‘Unusual upsurge’ of invasive strep A resulted in 30 deaths, including 12 children

Past year saw cases running at 4.5 times normal rate as outbreak continued beyond traditional winter months

Thirty people have died, including 12 children, in an “unusual upsurge” of invasive strep A disease over the past year, according to a new report.

The number of invasive Group A Streptococcus (iGAS) cases has been running at 4.5 times the normal level since October 2022, with a higher than average proportion in children, the report by the Health Protection Surveillance Centre states.

This is the first time iGAS infections have surged outside the normal peak during the spring months. This may be partly due to the Covid-19 pandemic, which interrupted normal social mixing patterns, according to the HPSC.

“Reduced exposure to iGAS during the pandemic is likely to have contributed to increased susceptibility to infection in the general population, with particularly severe effects in the most vulnerable subjects,” it says.


There were 354 iGAS cases in the first six months of the year, compared with an average of 78 for the same period in the pre-pandemic years of 2017-19. A similar rise has been recorded in other European countries.

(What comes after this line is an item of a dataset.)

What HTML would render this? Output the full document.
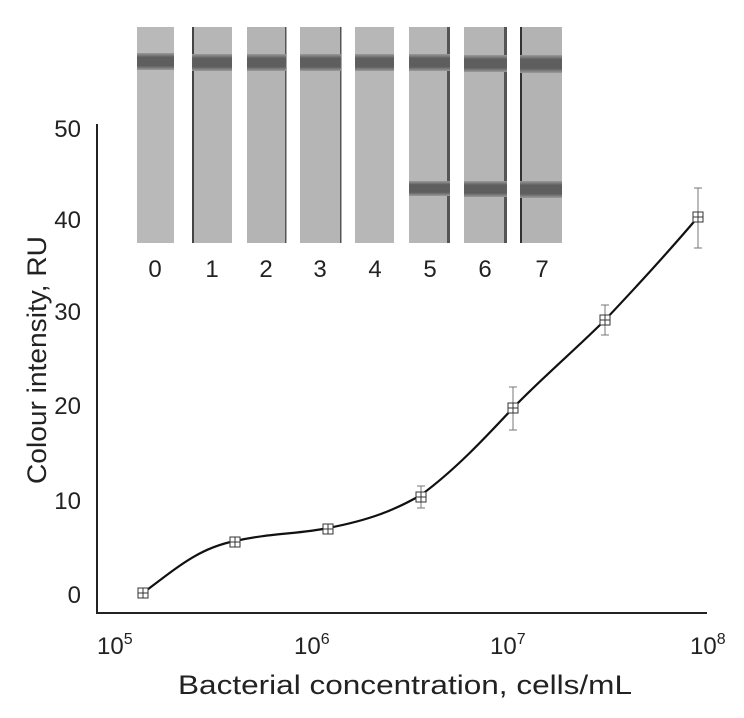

Infections started to ease off in late May but are still at a slightly higher level than would be expected for this time of year, the report says.

Children accounted for almost 40 per cent of the 480 cases recorded since October 2022, up from the previous average of 25 per cent. Ten of the children who died were aged under 10, and two were aged between 10 and 17 years.

A new case definition for the disease since last December has contributed to the rise in notifications, by leading to the reporting of an additional 19 per cent of cases.

The southwest was the worst affected HSE region, with an incidence almost twice the national average.

Flu and other respiratory diseases, and chickenpox, are known risk factors for iGAS. The first peak in iGAS infections last winter mirrored rises in Covid-19 and other respiratory ailments. Last iGAS peaks in children appear to relate to increases in chickenpox.

According to the report, 74 iGAS cases in children had chickenpox either as a co-infection or as a risk factor.

Group A streptococcus is a common bacteria, which many people carry harmlessly in their throats and on their skin. However, it can serious infection. The most serious form occurs when it becomes invasive, such as when it enters the lungs or bloodstream. In rare cases iGAS infections can be fatal.

A common presentation of strep A in children can be scarlet fever which causes symptoms such fever, a raised rash which can feel rough to the touch like sandpaper, sore throat, and a swollen tongue.

The first signs of scarlet fever can be flu-like symptoms, including a high temperature, a sore throat and swollen neck glands. A rash appears 12 to 48 hours later, first on chest and stomach and then spreading.